Declining snow accumulation in the mountains of the Northeastern U.S. will likely reduce the ability of forests to act as a carbon sink, a study has found.
The shrinking snowpack and destructive freeze-thaw cycles now common in winter are damaging roots and decreasing rates of nutrient and carbon uptake, according to the study, published Monday in the Proceedings of the National Academy of Sciences.
“Current models omit the full complexity of winter climate change effects,” warned the study authors, led by Emerson Conrad-Rooney of Boston University.
Temperate forests in the Northeast currently sequester about 20 percent of the area’s greenhouse gas emissions, the scientists noted. But a combination of warmer summers, decreased snowpack and multiple soil freeze-thaw cycles throughout the winters have shifted the status quo.
To understand what changes have occurred, the researchers charted the growth of red maples in the Hubbard Brook Experimental Forest in New Hampshire, from 2013-22.
In addition to setting up two reference plots, they arranged two plots where cables heated the soil by 5 degrees Celsius during growing season and where up to four freeze-thaw cycles occurred during winter.
By 2022, the scientists found that tree biomass — an indicator of carbon uptake — in the heated plots surged by 63 percent, in comparison to the unheated reference plots. They linked this rise to an increase in nitrogen uptake during photosynthesis.
However, when plots were subjected to freeze-thaw cycles in the winter, their biomass only rose by 31 percent — a probable result of root damage from freezing and thawing. That cycle, the authors explained, can harm tree roots and reduce their nutrient absorption, while also hampering carbon uptake during photosynthesis.
By failing to account for the negative impacts of winter climate change and focusing on the positives of warming on carbon storage, today’s Earth system models likely overestimate the abilities of temperate forests to store carbon, according to the study.

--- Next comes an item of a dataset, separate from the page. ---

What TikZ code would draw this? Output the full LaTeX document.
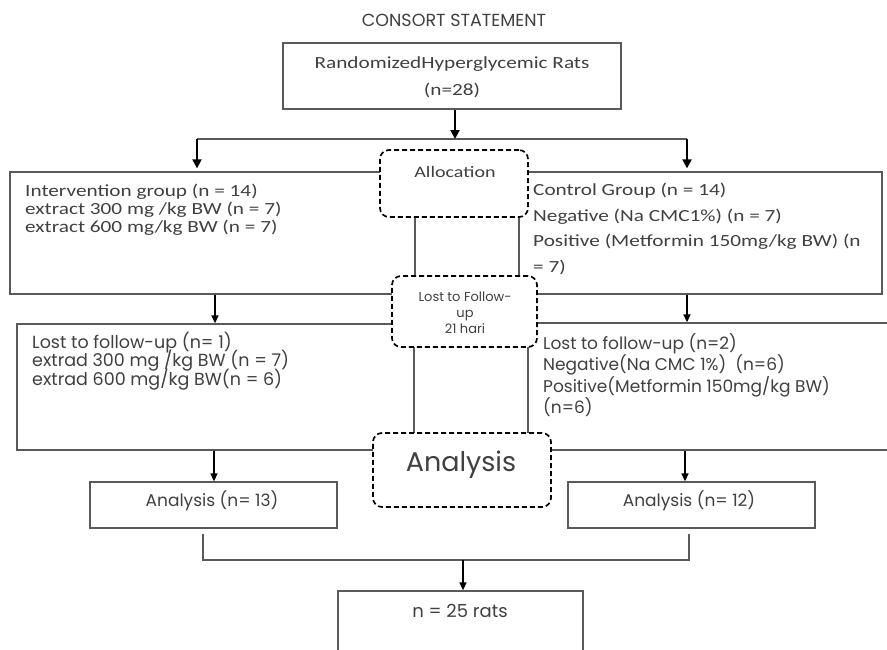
\documentclass[tikz,border=0pt]{standalone}
\usepackage{fontspec}
\setmainfont{Carlito}[FakeStretch=1.25]
\newfontfamily\gothic{Poppins}
\usetikzlibrary{arrows.meta}
\newcommand{\tightls}{\lineskiplimit=-20pt\relax}
\begin{document}
\begin{tikzpicture}[x=1pt,y=-1pt,
 box/.style={draw=black!65, line width=1.3pt, fill=white, inner sep=0pt},
 dbox/.style={draw=black, line width=1.7pt, dash pattern=on 5pt off 3pt, rounded corners=9pt, fill=white, inner sep=0pt},
 txt/.style={inner sep=0pt, text=black!75, align=left},
 arr/.style={-{Triangle[length=9pt,width=9pt]}, line width=2pt, black},
 arrs/.style={-{Triangle[length=8pt,width=7pt]}, line width=1.4pt, black},
 ln/.style={line width=1.3pt, draw=black!65}]
\useasboundingbox (0,0) rectangle (887,649);
\fill[white] (0,0) rectangle (887,649);
\begin{scope}
\clip (0,0) rectangle (887,649);
% title
\node[txt, font=\gothic\fontsize{17.5}{18}\selectfont] (title) at (454,20) {CONSORT STATEMENT};
% solid boxes
\node[box, minimum width=338pt, minimum height=66pt] (top) at (452,76) {};
\node[txt, align=center, font=\fontsize{17}{27}\selectfont] (toptxt) at (452,77) {RandomizedHyperglycemic Rats\\(n=28)};
\node[box, minimum width=405pt, minimum height=122pt] (interv) at (212.5,233) {};
\node[box, minimum width=363pt, minimum height=122pt] (control) at (700.5,233) {};
\node[box, minimum width=397pt, minimum height=126pt] (lostl) at (215.5,387) {};
\node[box, minimum width=367pt, minimum height=127pt] (lostr) at (711.5,386.5) {};
\node[box, minimum width=247pt, minimum height=46pt] (an13) at (213.5,505) {};
\node[box, minimum width=247pt, minimum height=46pt] (an12) at (691.5,505) {};
\node[box, minimum width=245pt, minimum height=70pt] (n25) at (460.5,626) {};
% dashed boxes
\node[dbox, minimum width=148pt, minimum height=67pt] (alloc) at (454,183.5) {};
\node[dbox, minimum width=145pt, minimum height=71pt] (lost) at (464.5,311.5) {};
\node[dbox, minimum width=178pt, minimum height=74pt] (anal) at (462,470) {};
% texts
\node[txt, anchor=west, font=\fontsize{17}{18}\selectfont\tightls] (intervtxt) at (25,210)
 {Intervention group (n = 14)\\extract 300 mg /kg BW (n = 7)\\extract 600 mg/kg BW (n = 7)};
\node[txt, anchor=west, font=\fontsize{17}{25.7}\selectfont] (controltxt) at (533,229)
 {Control Group (n = 14)\\Negative (Na CMC1\%) (n = 7)\\Positive (Metformin 150mg/kg BW) (n\\= 7)};
\node[txt, font=\fontsize{16}{16}\selectfont] (alloctxt) at (455,172) {Allocation};
\node[txt, align=center, font=\gothic\fontsize{13}{16}\selectfont\tightls] (losttxt) at (465,313) {Lost to Follow-\\up\\21 hari};
\node[txt, anchor=west, font=\gothic\fontsize{17.5}{18.5}\selectfont\tightls] (lostltxt) at (32,361)
 {Lost to follow-up (n= 1)\\extrad 300 mg /kg BW (n = 7)\\extrad 600 mg/kg BW(n = 6)};
\node[txt, anchor=west, font=\gothic\fontsize{17}{21.3}\selectfont\tightls] (lostrtxt) at (543,375)
 {Lost to follow-up (n=2)\\Negative(Na CMC 1\%)\ \ (n=6)\\Positive(Metformin 150mg/kg BW)\\(n=6)};
\node[txt, font=\gothic\fontsize{27}{28}\selectfont] (analtxt) at (461,465) {Analysis};
\node[txt, font=\gothic\fontsize{17}{18}\selectfont] (an13txt) at (212,501) {Analysis (n= 13)};
\node[txt, font=\gothic\fontsize{17}{18}\selectfont] (an12txt) at (689,501) {Analysis (n= 12)};
\node[txt, font=\gothic\fontsize{18}{18}\selectfont] (n25txt) at (460,611) {n = 25 rats};
% connectors top
\coordinate (jl) at (197,139);
\coordinate (jr) at (687,139);
\coordinate (jm) at (455,139);
\draw[ln, line width=1.6pt] (jl) -- (jr);
\draw[arr] (top.south -| jm) -- (jm);
\draw[arr, shorten >=3pt] (jl) -- (jl |- interv.north);
\draw[arr, shorten >=3pt] (jr) -- (jr |- control.north);
\draw[arrs] (interv.south -| 215,0) -- (lostl.north -| 215,0);
\draw[arrs] (control.south -| 687,0) -- (lostr.north -| 687,0);
\draw[arrs] (lostl.south -| 214,0) -- (an13.north -| 214,0);
\draw[arrs] (lostr.south -| 685,0) -- (an12.north -| 685,0);
\coordinate (bj) at (463,560);
\draw[ln, shorten <=5pt, shorten >=5pt] (an13.south -| 203,0) |- (bj) -| (an12.south -| 689,0);
\draw[arrs] (bj) -- (n25.north -| bj);
\end{scope}
\end{tikzpicture}
\end{document}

“Our findings highlight the important connections between climate change across seasons and northern temperate forest ecosystem processes and demonstrate the critical need to account for the effects of climate change,” the researchers concluded.
That accounting, they continued, must occur during both the growing and winter seasons, in order to accurately gauge the potential of temperate forests to serve as carbon sinks.
Gaining a better understanding of this issue, the researchers added, will help improve models and “inform policies for decarbonization and the use of nature-base solutions to climate change.”